Another comment was brought up about Tolkien’s distance towards women in the books, but Dr. Drout disagreed that women were distant. Although women were not brought up to the forefront of the story for most of the time, they were constantly the driving force for the book.
For instance, Arwen could only marry Aragorn if he succeeded in his journey to become King. She was the one that kept Aragorn on his path, as if ever he got the idea to turn around (not like he did), he would remember their love for each other and keep going.
Also, Tolkien’s personal experiences in WWI gave him a number of firm images of women. Elves stood for the perfect angels that the men thought of in the trenches, Eowyn resembled the brave nurses and other women who risked their lives to help, and Rosie Cotton can even be seen as a man’s simple, but wonderful, wife waiting back home for him.
The only bad woman in all of Tolkien’s writings is Shelob, but by doing this, Tolkien almost makes women look too good, because he gives all the evil attributes to an insect/spider, making it seem as though the attributes aren’t even womanlike.

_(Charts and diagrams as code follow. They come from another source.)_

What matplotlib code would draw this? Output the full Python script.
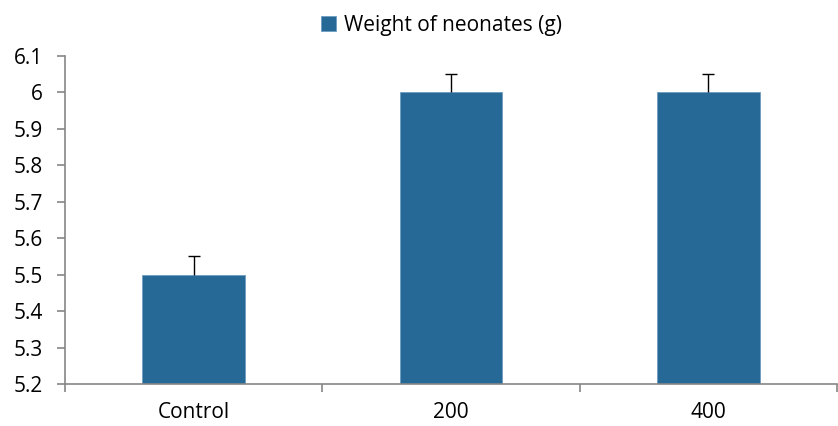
import numpy as np
import matplotlib.pyplot as plt

# data
groups = ['Control', '200', '400']
weights = [5.5, 6.0, 6.0]
errors = [0.05, 0.05, 0.05]
yticks = [5.2, 5.3, 5.4, 5.5, 5.6, 5.7, 5.8, 5.9, 6.0, 6.1]
ytick_labels = ['5.2', '5.3', '5.4', '5.5', '5.6', '5.7', '5.8', '5.9', '6', '6.1']

plt.rcParams['font.family'] = ['Open Sans', 'DejaVu Sans']

fig = plt.figure(figsize=(8.38, 4.26), dpi=100)
ax = fig.add_axes([0.0776, 0.0986, 0.9212, 0.7699])

x = np.arange(len(groups))
w = np.array(weights)
e = np.array(errors)
ax.bar(x, w, width=0.4, color='#266996', edgecolor='#6d9cc2', linewidth=0.6,
       label='Weight of neonates (g)', zorder=2)
# only the upper half of the error bar is shown (stem + top cap)
ax.vlines(x, w, w + e, color='black', linewidth=1.0, zorder=3)
ax.hlines(w + e, x - 0.023, x + 0.023, color='black', linewidth=1.0, zorder=3)

ax.set_xlim(-0.5, len(groups) - 0.5)
ax.set_ylim(5.2, 6.1)
ax.set_yticks(yticks)
ax.set_yticklabels(ytick_labels)

ax.set_xticks(x)
ax.set_xticklabels(groups)
ax.set_xticks(np.arange(-0.5, len(groups), 1.0), minor=True)
ax.tick_params(axis='x', which='major', length=0, labelsize=15, pad=13)
ax.tick_params(axis='x', which='minor', length=6, color='#868686', width=1.2)
ax.tick_params(axis='y', length=6, color='#868686', width=1.2, labelsize=15, pad=10)

for side in ['top', 'right']:
    ax.spines[side].set_visible(False)
for side in ['left', 'bottom']:
    ax.spines[side].set_color('#868686')
    ax.spines[side].set_linewidth(1.2)

ax.legend(loc='center', bbox_to_anchor=(0.488, 1.094), frameon=False,
          fontsize=15, handlelength=0.7, handleheight=0.7, handletextpad=0.4,
          borderaxespad=0, borderpad=0)

fig.savefig('out.png', dpi=100)
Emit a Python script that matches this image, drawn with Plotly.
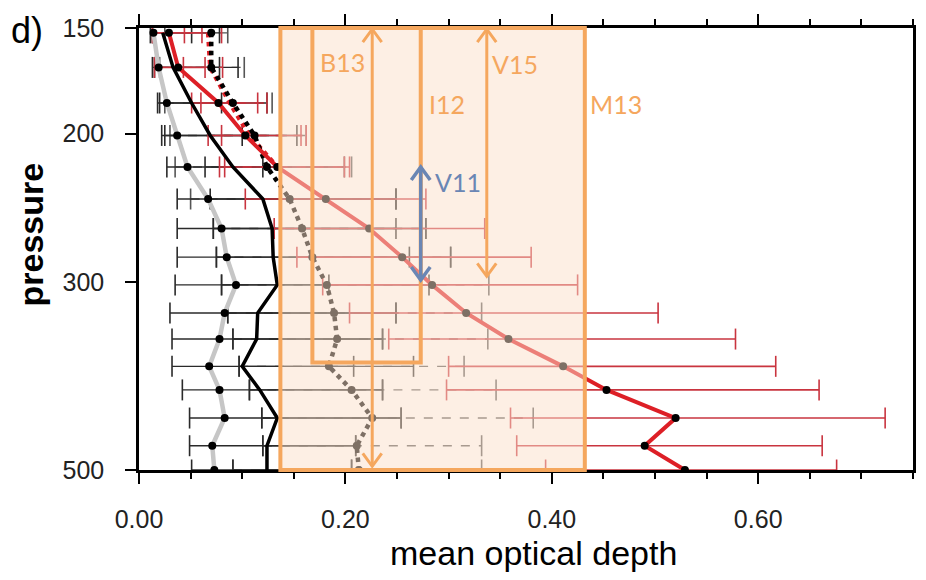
import numpy as np
import plotly.graph_objects as go

# ---------------- data ----------------
pressure = [152, 167, 184, 201, 219, 239, 259, 280, 302, 326, 350, 377, 402, 434, 468, 500]

grey_mean  = [0.014, 0.019, 0.027, 0.037, 0.047, 0.067, 0.080, 0.085, 0.094, 0.083, 0.078, 0.068, 0.078, 0.083, 0.071, 0.073]
black_mean = [0.023, 0.033, 0.051, 0.069, 0.091, 0.120, 0.129, 0.130, 0.134, 0.115, 0.114, 0.100, 0.117, 0.134, 0.124, 0.124]
bdot_mean  = [0.070, 0.070, 0.091, 0.112, 0.124, 0.146, 0.158, 0.168, 0.182, 0.189, 0.192, 0.184, 0.206, 0.226, 0.211, 0.213]
red_mean   = [0.029, 0.038, 0.077, 0.103, 0.134, 0.181, 0.223, 0.255, 0.284, 0.317, 0.358, 0.411, 0.453, 0.520, 0.490, 0.529]
rdot_pressure = [152, 167, 184, 201, 219]
rdot_mean  = [0.067, 0.069, 0.088, 0.107, 0.134]

grey_lo  = [0.011, 0.013, 0.018, 0.022, 0.027, 0.037, 0.037, 0.037, 0.035, 0.030, 0.032, 0.032, 0.042, 0.049, 0.049, 0.051]
grey_hi  = [0.051, 0.078, 0.080, 0.100, 0.120, 0.249, 0.249, 0.262, 0.184, 0.249, 0.236, 0.208, 0.236, 0.254, 0.210, 0.206]
black_lo = [0.013, 0.015, 0.020, 0.025, 0.064, 0.069, 0.072, 0.075, 0.080, 0.086, 0.091, 0.097, 0.107, 0.119, 0.120, 0.091]
black_hi = [0.078, 0.096, 0.124, 0.153, 0.199, 0.249, 0.278, 0.302, 0.281, 0.249, 0.236, 0.266, 0.236, 0.254, 0.210, 0.206]
bdot_lo  = [0.025, 0.020, 0.025, 0.030, 0.035, 0.050, 0.072, 0.075, 0.080, 0.086, 0.091, 0.097, 0.107, 0.119, 0.120, 0.091]
bdot_hi  = [0.086, 0.102, 0.129, 0.162, 0.206, 0.249, 0.278, 0.302, 0.339, 0.332, 0.338, 0.315, 0.346, 0.382, 0.332, 0.332]
red_lo   = [0.013, 0.015, 0.051, 0.067, 0.078, 0.103, 0.131, 0.153, 0.178, 0.204, 0.242, 0.300, 0.298, 0.360, 0.366, 0.394]
red_hi   = [0.061, 0.064, 0.115, 0.157, 0.204, 0.278, 0.335, 0.380, 0.425, 0.503, 0.578, 0.617, 0.659, 0.723, 0.662, 0.676]
rdot_lo  = [0.044, 0.043, 0.060, 0.080, 0.083]
rdot_hi  = [0.080, 0.081, 0.124, 0.162, 0.199]

# literature ranges (x = optical depth, p = pressure)
M13_range = [0.137, 0.432]
B13_range = [0.168, 0.273]
B13_bottom_p = 373
B13_arrow_x = 0.226
V15_x, V15_p = 0.337, [150, 295]
V11_x, V11_p = 0.273, [219, 298]

x_tickvals = [0, 0.2, 0.4, 0.6]
x_ticktext = ["0.00", "0.20", "0.40", "0.60"]
y_tickvals = [150, 200, 300, 500]
y_ticktext = ["150", "200", "300", "500"]

P_TOP, P_BOT = 150, 500
X_MAX = 0.75

ORANGE = "#F5A75E"
BLUE = "#6A86B4"
RED = "#DD1F26"
RED_BAR = "#C9343F"
SANS = "Liberation Sans, Arial, sans-serif"
LAB = "Lato, Open Sans, sans-serif"

def frac(p):
    return (np.log10(P_BOT) - np.log10(p)) / (np.log10(P_BOT) - np.log10(P_TOP))

def segs(lo, hi, p):
    xs, ys = [], []
    for l, h, pp in zip(lo, hi, p):
        xs += [l, h, None]
        ys += [pp, pp, None]
    return xs, ys

fig = go.Figure()

def add_bars(lo, hi, p, color, width, dash="solid"):
    xs, ys = segs(lo, hi, p)
    fig.add_trace(go.Scatter(x=xs, y=ys, mode="lines",
                             line=dict(color=color, width=width, dash=dash),
                             hoverinfo="skip", showlegend=False))
    fig.add_trace(go.Scatter(x=list(lo) + list(hi), y=list(p) + list(p), mode="markers",
                             marker=dict(symbol="line-ns", size=15, color=color,
                                         line=dict(color=color, width=1.6)),
                             hoverinfo="skip", showlegend=False))

# error bars
add_bars(bdot_lo, bdot_hi, pressure, "#555555", 1.4, "dash")
add_bars(grey_lo, grey_hi, pressure, "#2a2a2a", 1.4)
add_bars(black_lo, black_hi, pressure, "#2a2a2a", 1.4)
add_bars(rdot_lo, rdot_hi, rdot_pressure, RED_BAR, 1.4, "dash")
add_bars(red_lo, red_hi, pressure, RED_BAR, 1.6)

# mean profiles
fig.add_trace(go.Scatter(x=grey_mean, y=pressure, mode="lines+markers",
                         line=dict(color="#C6C6C6", width=4.5),
                         marker=dict(color="black", size=8), showlegend=False))
fig.add_trace(go.Scatter(x=black_mean, y=pressure, mode="lines",
                         line=dict(color="black", width=3.5), showlegend=False))
fig.add_trace(go.Scatter(x=rdot_mean, y=rdot_pressure, mode="lines",
                         line=dict(color=RED, width=4.5, dash="dot"), showlegend=False))
fig.add_trace(go.Scatter(x=bdot_mean, y=pressure, mode="lines+markers",
                         line=dict(color="black", width=4.5, dash="dot"),
                         marker=dict(color="black", size=8), showlegend=False))
fig.add_trace(go.Scatter(x=red_mean, y=pressure, mode="lines+markers",
                         line=dict(color=RED, width=4),
                         marker=dict(color="black", size=8), showlegend=False))

shapes = []
# translucent overlay of M13 box (above data)
shapes.append(dict(type="rect", xref="x", yref="paper", x0=M13_range[0], x1=M13_range[1],
                   y0=0, y1=1, fillcolor="rgba(251,224,202,0.5)", line=dict(width=0), layer="above"))
# outlines
shapes.append(dict(type="rect", xref="x", yref="paper", x0=M13_range[0], x1=M13_range[1],
                   y0=0, y1=1, line=dict(color=ORANGE, width=4), layer="above"))
shapes.append(dict(type="rect", xref="x", yref="paper", x0=B13_range[0], x1=B13_range[1],
                   y0=frac(B13_bottom_p), y1=1, line=dict(color=ORANGE, width=4), layer="above"))

dxh = 9.5 / 1036.0
dyh = 13 / 442.0

def arrow(x, p0, p1, color, width):
    y0, y1 = frac(p0), frac(p1)   # y0 top (larger), y1 bottom
    shapes.append(dict(type="line", xref="x", yref="paper", x0=x, x1=x, y0=y0, y1=y1,
                       line=dict(color=color, width=width), layer="above"))
    shapes.append(dict(type="path", xref="x", yref="paper",
                       path=f"M {x-dxh},{y0-dyh} L {x},{y0} L {x+dxh},{y0-dyh}",
                       line=dict(color=color, width=width), layer="above"))
    shapes.append(dict(type="path", xref="x", yref="paper",
                       path=f"M {x-dxh},{y1+dyh} L {x},{y1} L {x+dxh},{y1+dyh}",
                       line=dict(color=color, width=width), layer="above"))

arrow(B13_arrow_x, 150.5, 495, ORANGE, 3)
arrow(V15_x, 150.5, V15_p[1], ORANGE, 3)
arrow(V11_x, V11_p[0], V11_p[1], BLUE, 3.5)

lab_font = dict(family=LAB, size=25, color=ORANGE)
annotations = [
    dict(text="B13", x=0.197, y=0.962, xref="x", yref="paper", showarrow=False, font=lab_font),
    dict(text="I12", x=0.298, y=0.866, xref="x", yref="paper", showarrow=False, font=lab_font),
    dict(text="V15", x=0.364, y=0.958, xref="x", yref="paper", showarrow=False, font=lab_font),
    dict(text="M13", x=0.462, y=0.866, xref="x", yref="paper", showarrow=False, font=lab_font),
    dict(text="V11", x=0.309, y=0.652, xref="x", yref="paper", showarrow=False,
         font=dict(family=LAB, size=25, color=BLUE)),
    dict(text="d)", x=-0.168, y=0.995, xref="paper", yref="paper", xanchor="left", yanchor="middle",
         showarrow=False, font=dict(family=SANS, size=36, color="black")),
    dict(text="<b>pressure</b>", x=-0.140, y=0.532, xref="paper", yref="paper", textangle=-90,
         xanchor="center", yanchor="middle",
         showarrow=False, font=dict(family=SANS, size=34, color="black")),
    dict(text="mean optical depth", x=0.510, y=-0.188, xref="paper", yref="paper",
         xanchor="center", yanchor="middle",
         showarrow=False, font=dict(family=SANS, size=34, color="black")),
]

fig.update_layout(
    width=926, height=580,
    margin=dict(l=139, r=10, t=28, b=110),
    paper_bgcolor="white", plot_bgcolor="white",
    shapes=shapes, annotations=annotations,
    showlegend=False,
)
fig.update_xaxes(range=[0, X_MAX], tickvals=x_tickvals, ticktext=x_ticktext,
                 ticks="outside", ticklen=11, tickwidth=2, tickcolor="black",
                 minor=dict(dtick=0.05, ticks="outside", ticklen=6, tickwidth=1.5, tickcolor="black", showgrid=False),
                 showline=True, linewidth=2.5, linecolor="black", mirror="ticks",
                 showgrid=False, zeroline=False, ticklabelstandoff=14,
                 tickfont=dict(family=SANS, size=25, color="#222"))
fig.update_yaxes(type="log", range=[np.log10(P_BOT), np.log10(P_TOP)],
                 tickvals=y_tickvals, ticktext=y_ticktext,
                 ticks="outside", ticklen=11, tickwidth=2, tickcolor="black",
                 showline=True, linewidth=2.5, linecolor="black", mirror=True,
                 showgrid=False, zeroline=False, ticklabelstandoff=16,
                 tickfont=dict(family=SANS, size=25, color="#222"))

fig.write_html("out.html")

Many people there were also interested in the movies as well. Dr. Drout actually, instead of criticizing the movies, said he liked them. He said “it is the best that Hollywood could do for The Lord of The Rings at this point in time.” But on a side note he said, “Sure, I am not someone who would watch the DVD at home about 9-10 times…But I would watch it about eight times!” So even he, a really scholarly kind of man, enjoyed the movies.
One last thing Dr. Drout said was that Tolkien had revised, revised, and revised. He wrote the first chapter of LotR almost 36 times! Also, the character of Aragorn began a hobbit named “Trotter” and had wooden feet because he lost them in past encounters with Sauron. I believe revision is a good thing!
If anyone ever hears that Michael Drout is giving another lecture on Tolkien, I highly advise them to see and hear what he has to say (although many were disappointed that he only spoke for an hour- I never knew I could learn so much in one hour!) The experience was very delightful and I would definitely do it again!